Acabo de me juntar, por palavras, à manifestação promovida pelo PAN a favor da ética na política e contra a venda da EDP, num texto que enviei a Paulo Borges para ser lido durante o evento e que já se encontra publicado blogue do Partido pelos Animais e pela Natureza. Na impossibilidade de estar presente, é esse o meu contributo de coração.
Por aqui e em contagem decrescente, os dias são luminosos e as noites magníficas. Sonhos sonhos e mais sonhos, uns a deixar memória, outros a diluir-se nos primeiros momentos do acordar.

E a minha rainha a chegar perto do fim da sua vida.
E eu a chegar perto do fim do próximo livro.
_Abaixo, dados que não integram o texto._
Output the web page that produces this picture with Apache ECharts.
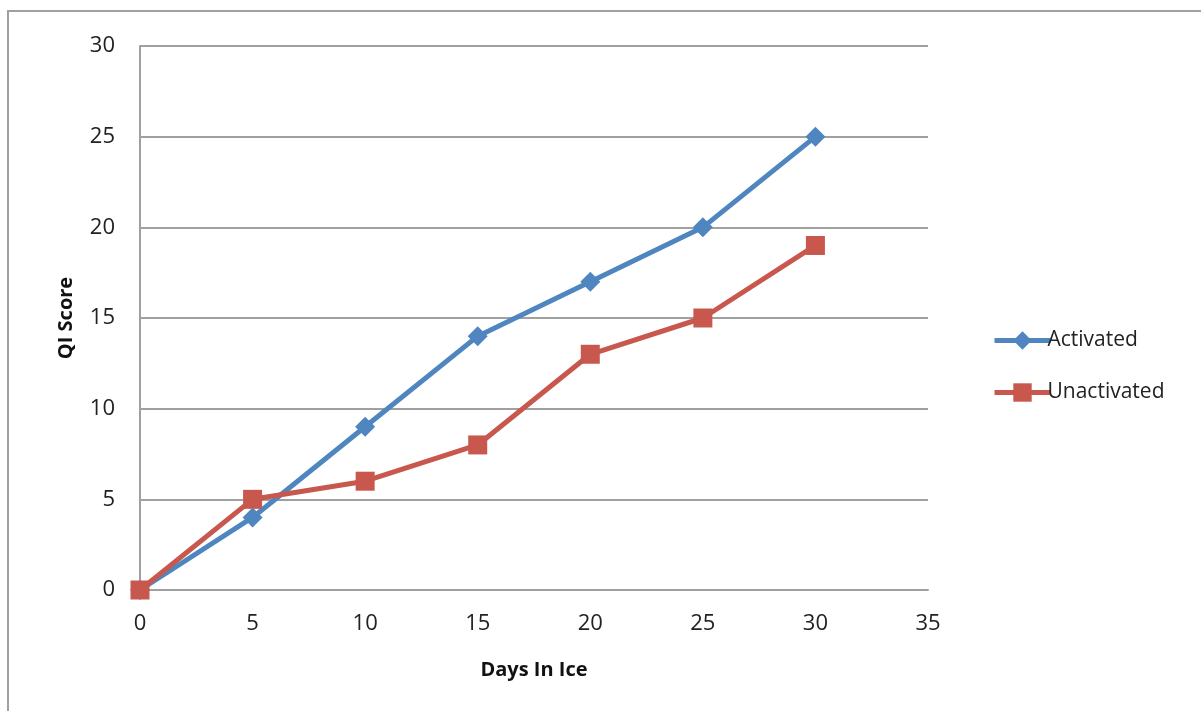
<!DOCTYPE html>
<html><head><meta charset="utf-8">
<script src="https://cdn.jsdelivr.net/npm/echarts@6/dist/echarts.min.js"></script>
<style>html,body{margin:0;padding:0;background:#fff}#c{width:1201px;height:711px}</style>
</head><body><div id="c"></div>
<script>
const days = [0, 5, 10, 15, 20, 25, 30];
const activated = [0, 4, 9, 14, 17, 20, 25];
const unactivated = [0, 5, 6, 8, 13, 15, 19];
const xTicks = {min: 0, max: 35, interval: 5};
const yTicks = {min: 0, max: 30, interval: 5};
const FONT = 'Open Sans';
const chart = echarts.init(document.getElementById('c'), null, {renderer: 'canvas'});
chart.setOption({
  animation: false,
  backgroundColor: '#fff',
  textStyle: {fontFamily: FONT},
  graphic: [{type: 'rect', shape: {x: 8, y: 11, width: 1300, height: 800}, style: {fill: 'none', stroke: '#a0a0a0', lineWidth: 2}, silent: true}],
  grid: {left: 140, right: 273, top: 46, bottom: 121, containLabel: false},
  legend: {
    orient: 'vertical', left: 987, top: 325, itemGap: 31, itemWidth: 56, itemHeight: 23,
    lineStyle: {width: 5},
    textStyle: {fontFamily: FONT, fontSize: 21, color: '#222', padding: [0,0,0,-8]},
    data: ['Activated', 'Unactivated']
  },
  xAxis: {
    type: 'value', min: xTicks.min, max: xTicks.max, interval: xTicks.interval,
    name: 'Days In Ice', nameLocation: 'middle', nameGap: 70,
    nameTextStyle: {fontFamily: FONT, fontSize: 20, fontWeight: 'bold', color: '#111'},
    axisLine: {show: true, lineStyle: {color: '#a0a0a0', width: 2}},
    axisTick: {show: false},
    axisLabel: {fontFamily: FONT, fontSize: 22, color: '#222', margin: 23},
    splitLine: {show: false}
  },
  yAxis: {
    type: 'value', min: yTicks.min, max: yTicks.max, interval: yTicks.interval,
    name: 'QI Score', nameLocation: 'middle', nameGap: 64, nameRotate: 90,
    nameTextStyle: {fontFamily: FONT, fontSize: 20, fontWeight: 'bold', color: '#111'},
    axisLine: {show: true, lineStyle: {color: '#a0a0a0', width: 2}},
    axisTick: {show: false},
    axisLabel: {fontFamily: FONT, fontSize: 22, color: '#222', margin: 25, padding: [8, 0, 0, 0]},
    splitLine: {show: true, lineStyle: {color: '#a0a0a0', width: 2}}
  },
  series: [
    {name: 'Activated', type: 'line', data: days.map((d, i) => [d, activated[i]]),
     symbol: 'diamond', symbolSize: 20, color: '#4f86c0',
     lineStyle: {width: 5, color: '#4f86c0'}, itemStyle: {color: '#4f86c0'}, z: 2},
    {name: 'Unactivated', type: 'line', data: days.map((d, i) => [d, unactivated[i]]),
     symbol: 'rect', symbolSize: 19, color: '#c8584e',
     lineStyle: {width: 5, color: '#c8584e'}, itemStyle: {color: '#c8584e'}, z: 3}
  ]
});
</script></body></html>
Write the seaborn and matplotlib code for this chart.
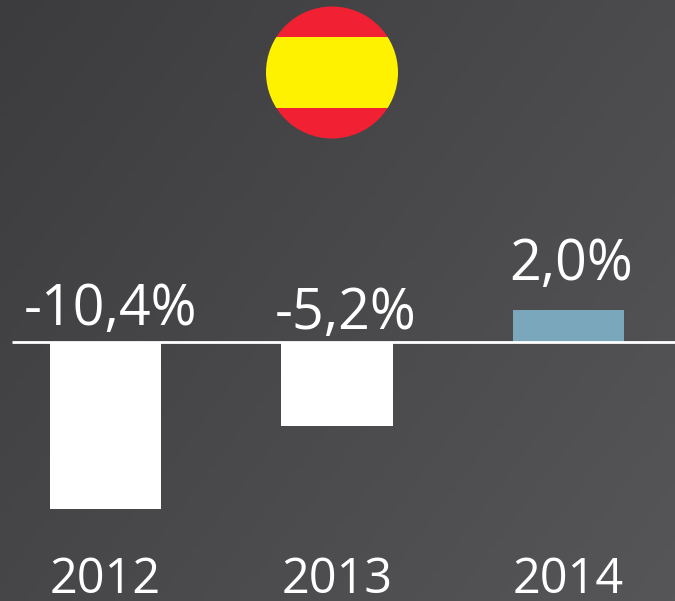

Que alivio será escrever a palavra FIM nesta biografia.

quarta-feira, janeiro 04, 2012

2012 versão solar



se houve chuva de estrelas, não as vi cair.
o sol continua a brilhar durante o dia todo.
à noite um passeio breve junto do lago, tão misterioso e tão escuro. As estrelas que andam pelo céu parecem firmemente pregadas no veludo negro do firmamento. Gosto de as situar no desenho perfeito das constelações.
quando estou longe daqui, é dos perfumes da serra e do mar e dos silèncios musicais que sinto mais falta.

segunda-feira, janeiro 02, 2012

2012 sessão inaugural




Como contas os dias? Pelo calendário gregoriano, pelo calendário maia, pelos batimentos cardíacos, pelas cruzes no papel da parede gasta, pelo relógio digital, pela memória de outros dias?
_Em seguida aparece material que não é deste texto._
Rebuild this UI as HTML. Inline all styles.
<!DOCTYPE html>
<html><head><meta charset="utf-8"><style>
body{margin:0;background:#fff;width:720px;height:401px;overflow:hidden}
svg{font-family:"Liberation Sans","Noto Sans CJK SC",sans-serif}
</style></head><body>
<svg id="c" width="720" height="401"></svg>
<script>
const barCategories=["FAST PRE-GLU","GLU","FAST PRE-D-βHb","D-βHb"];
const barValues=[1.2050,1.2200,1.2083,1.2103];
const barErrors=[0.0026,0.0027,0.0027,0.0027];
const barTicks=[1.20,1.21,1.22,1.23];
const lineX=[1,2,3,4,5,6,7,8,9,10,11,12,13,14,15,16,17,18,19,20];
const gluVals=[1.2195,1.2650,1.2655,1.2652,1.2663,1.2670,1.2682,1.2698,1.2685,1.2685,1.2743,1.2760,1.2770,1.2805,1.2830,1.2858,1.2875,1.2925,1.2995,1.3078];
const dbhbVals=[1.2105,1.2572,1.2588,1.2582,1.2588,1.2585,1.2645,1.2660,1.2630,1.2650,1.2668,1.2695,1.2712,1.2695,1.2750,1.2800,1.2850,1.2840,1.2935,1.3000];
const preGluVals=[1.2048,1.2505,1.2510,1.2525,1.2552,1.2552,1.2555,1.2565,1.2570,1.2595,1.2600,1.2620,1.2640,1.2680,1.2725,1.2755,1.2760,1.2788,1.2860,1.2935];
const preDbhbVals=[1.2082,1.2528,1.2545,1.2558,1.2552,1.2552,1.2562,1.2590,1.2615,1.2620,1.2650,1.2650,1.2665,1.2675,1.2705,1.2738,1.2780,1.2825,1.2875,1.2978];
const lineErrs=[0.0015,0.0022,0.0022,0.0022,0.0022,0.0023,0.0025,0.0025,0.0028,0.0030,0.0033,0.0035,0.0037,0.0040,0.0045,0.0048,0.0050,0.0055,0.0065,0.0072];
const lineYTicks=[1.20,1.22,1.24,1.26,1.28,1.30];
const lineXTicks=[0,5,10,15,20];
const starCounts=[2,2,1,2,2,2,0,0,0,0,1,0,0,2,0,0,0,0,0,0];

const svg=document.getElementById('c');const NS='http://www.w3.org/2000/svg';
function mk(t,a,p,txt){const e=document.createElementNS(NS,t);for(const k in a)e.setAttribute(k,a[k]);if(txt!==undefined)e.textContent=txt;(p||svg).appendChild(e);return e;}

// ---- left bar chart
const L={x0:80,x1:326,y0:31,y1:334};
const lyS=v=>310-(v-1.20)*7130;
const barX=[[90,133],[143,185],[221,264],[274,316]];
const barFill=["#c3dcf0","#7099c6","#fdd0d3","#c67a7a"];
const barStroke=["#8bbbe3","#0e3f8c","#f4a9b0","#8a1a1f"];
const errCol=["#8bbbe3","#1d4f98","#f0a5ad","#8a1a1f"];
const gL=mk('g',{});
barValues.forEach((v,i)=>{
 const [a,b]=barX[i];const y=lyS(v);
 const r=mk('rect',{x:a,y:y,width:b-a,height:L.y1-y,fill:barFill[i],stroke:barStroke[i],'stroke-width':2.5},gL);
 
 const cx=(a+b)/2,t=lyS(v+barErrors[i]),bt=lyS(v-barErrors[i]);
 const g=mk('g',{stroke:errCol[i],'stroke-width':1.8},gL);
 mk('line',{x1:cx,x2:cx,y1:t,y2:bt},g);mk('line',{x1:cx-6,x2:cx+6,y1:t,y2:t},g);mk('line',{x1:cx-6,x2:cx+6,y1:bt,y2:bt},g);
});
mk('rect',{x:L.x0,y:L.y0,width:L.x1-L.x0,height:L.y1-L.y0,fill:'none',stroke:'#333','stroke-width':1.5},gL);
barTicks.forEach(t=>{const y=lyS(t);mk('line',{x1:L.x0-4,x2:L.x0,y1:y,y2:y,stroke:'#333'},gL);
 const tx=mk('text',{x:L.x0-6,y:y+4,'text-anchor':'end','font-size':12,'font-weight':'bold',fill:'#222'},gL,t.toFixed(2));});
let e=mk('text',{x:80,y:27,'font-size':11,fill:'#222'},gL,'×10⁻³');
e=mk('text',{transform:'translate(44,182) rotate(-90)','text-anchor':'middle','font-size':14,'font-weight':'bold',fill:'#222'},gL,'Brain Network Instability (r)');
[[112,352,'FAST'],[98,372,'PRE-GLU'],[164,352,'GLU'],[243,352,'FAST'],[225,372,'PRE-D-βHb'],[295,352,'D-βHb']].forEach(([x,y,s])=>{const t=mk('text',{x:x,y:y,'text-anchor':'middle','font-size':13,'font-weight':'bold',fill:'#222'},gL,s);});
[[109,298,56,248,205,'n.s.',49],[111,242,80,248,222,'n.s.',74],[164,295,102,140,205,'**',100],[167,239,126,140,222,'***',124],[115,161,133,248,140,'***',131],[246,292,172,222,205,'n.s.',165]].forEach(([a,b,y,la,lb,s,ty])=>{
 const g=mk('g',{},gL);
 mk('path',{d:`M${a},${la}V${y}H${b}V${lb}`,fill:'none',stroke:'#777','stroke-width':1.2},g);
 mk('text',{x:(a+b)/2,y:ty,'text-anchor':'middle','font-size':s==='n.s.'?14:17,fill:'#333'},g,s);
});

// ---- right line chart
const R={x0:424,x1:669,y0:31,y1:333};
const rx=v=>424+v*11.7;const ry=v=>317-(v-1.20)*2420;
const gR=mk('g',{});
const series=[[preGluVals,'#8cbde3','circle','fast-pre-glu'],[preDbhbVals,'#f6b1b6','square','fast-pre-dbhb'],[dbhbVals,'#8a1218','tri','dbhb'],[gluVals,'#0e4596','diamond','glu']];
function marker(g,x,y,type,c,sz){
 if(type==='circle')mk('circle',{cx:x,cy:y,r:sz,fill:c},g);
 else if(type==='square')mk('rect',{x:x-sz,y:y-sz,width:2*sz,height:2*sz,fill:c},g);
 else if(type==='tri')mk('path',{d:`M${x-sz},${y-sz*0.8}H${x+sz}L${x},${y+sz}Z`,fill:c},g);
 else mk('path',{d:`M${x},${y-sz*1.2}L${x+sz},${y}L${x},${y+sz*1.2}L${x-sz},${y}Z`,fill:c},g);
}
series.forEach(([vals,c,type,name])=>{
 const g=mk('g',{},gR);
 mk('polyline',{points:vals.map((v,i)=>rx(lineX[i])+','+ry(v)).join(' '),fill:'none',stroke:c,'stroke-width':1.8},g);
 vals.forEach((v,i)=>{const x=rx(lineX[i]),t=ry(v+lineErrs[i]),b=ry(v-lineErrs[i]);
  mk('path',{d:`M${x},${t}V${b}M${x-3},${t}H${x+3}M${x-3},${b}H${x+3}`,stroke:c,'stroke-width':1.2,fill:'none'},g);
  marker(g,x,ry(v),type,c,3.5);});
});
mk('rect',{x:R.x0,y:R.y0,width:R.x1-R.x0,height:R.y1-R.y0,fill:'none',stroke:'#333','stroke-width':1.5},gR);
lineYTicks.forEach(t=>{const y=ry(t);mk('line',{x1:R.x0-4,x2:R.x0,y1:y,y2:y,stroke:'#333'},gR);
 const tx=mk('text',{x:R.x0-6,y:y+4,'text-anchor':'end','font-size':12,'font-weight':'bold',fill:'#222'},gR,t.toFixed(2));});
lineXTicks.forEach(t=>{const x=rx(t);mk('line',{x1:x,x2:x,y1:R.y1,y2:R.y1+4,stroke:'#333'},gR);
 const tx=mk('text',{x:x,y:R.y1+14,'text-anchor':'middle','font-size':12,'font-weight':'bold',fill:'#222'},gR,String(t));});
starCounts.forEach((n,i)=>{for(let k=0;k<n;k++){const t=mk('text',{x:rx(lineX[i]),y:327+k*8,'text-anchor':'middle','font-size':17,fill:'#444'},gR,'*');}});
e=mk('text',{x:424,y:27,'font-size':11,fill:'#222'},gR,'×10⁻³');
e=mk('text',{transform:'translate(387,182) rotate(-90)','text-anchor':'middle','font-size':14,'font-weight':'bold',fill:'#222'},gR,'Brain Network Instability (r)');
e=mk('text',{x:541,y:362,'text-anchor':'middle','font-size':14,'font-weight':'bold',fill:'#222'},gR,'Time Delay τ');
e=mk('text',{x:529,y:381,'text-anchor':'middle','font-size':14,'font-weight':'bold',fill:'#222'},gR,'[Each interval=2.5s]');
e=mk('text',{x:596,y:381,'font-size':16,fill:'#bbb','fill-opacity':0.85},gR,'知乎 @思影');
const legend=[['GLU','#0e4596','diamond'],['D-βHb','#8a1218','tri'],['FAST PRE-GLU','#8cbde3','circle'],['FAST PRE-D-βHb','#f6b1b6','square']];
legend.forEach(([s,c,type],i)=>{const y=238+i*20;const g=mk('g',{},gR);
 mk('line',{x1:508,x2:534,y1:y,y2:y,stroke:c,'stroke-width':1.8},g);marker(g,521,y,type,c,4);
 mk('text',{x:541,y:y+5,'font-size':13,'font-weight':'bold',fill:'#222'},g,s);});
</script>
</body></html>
Oh, eu não conto essas coisa, disse ele. Os dias bebo-os e como-os. Deixo que se dissolvam na boca e na pele, mastigo-os segundo a segundo. E depois  embriago-me da vida que me trazem.

Dizes isso porque és louco, certo?, perguntou ela.

Claro. De outro modo, como poderia estar aqui a falar contigo, se tu não existes?

Ohoh! - o riso dela lembrava sinos de prata em pescoço de cabras selvagens - se fosse a ti não estava tão seguro. Além disso, combinámos que desta vez era eu que te inventava a ti.

Depois o mar cresceu muito depressa e engoliu-os aos dois.
E esta era uma história que se contava às crianças, nas noites sem lua, para lhes ensinar que coisa era  o medo. Acontece que a maior parte delas adormecia a rir.